Historians unearth remnants of Fort Hughes during expansion project
Bainbridge is a town with a rich history, dating back centuries. One piece of history that lies buried beneath Chason Park is Fort Hughes, an outpost of Fort Scott that saw action in the Seminole Wars. While the Chason Park expansion project continues, archeological excavations are ongoing in the historic area of Chason Park, north of the construction. Dale Cox, one of the historians working on the dig, explained what exactly has been unearthed so far.
“We have been conducting test excavations along the south wall of Fort Hughes to locate its exact position,” Cox said. “So far, we have located several sections of the footing trench of the wall, the southwest corner where we believe one of its two blockhouses was located, a potential fire pit area, burned parts of logs from the wall, and traces of bases of the original upright logs from stockade walls.” The discoveries don’t end there.

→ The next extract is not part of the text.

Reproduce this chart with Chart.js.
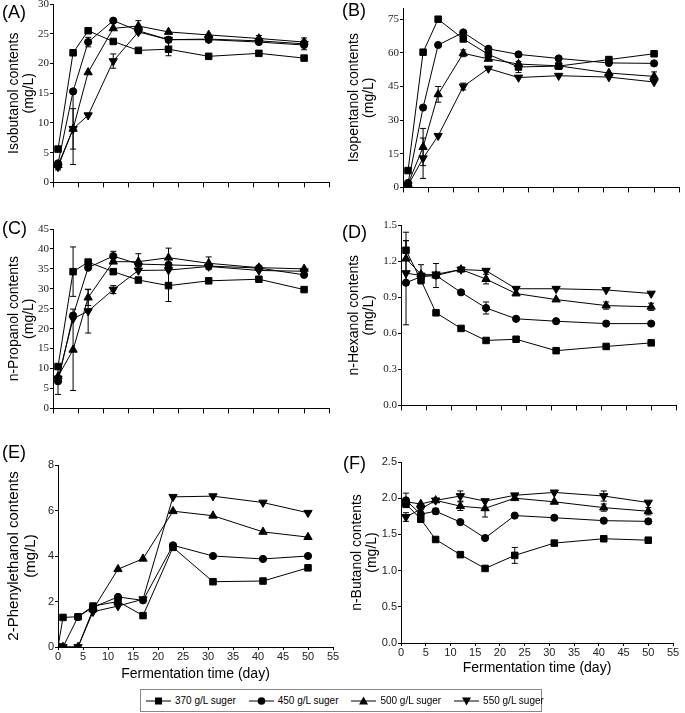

He continued, “We have found a few musket balls, part of a ramrod from a muzzle-loading weapon, pieces of melted lead, and a lot of charred wood.” Cox attributes the charred wood to the fort being burned after the Army evacuated it in 1817.
When asked if the park expansion project threatened the remains of the fort, “The current expansion project does not threaten the archaeological remains of Fort Hughes at all. The traces of the fort that we have located are north of the area where the work is taking place and are in the historic Chason Park area that is being preserved,” Cox said. “The City of Bainbridge has been very respectful of the site, and I applaud their interest in preserving it to make sure that no damage is done to any of the historic remains.”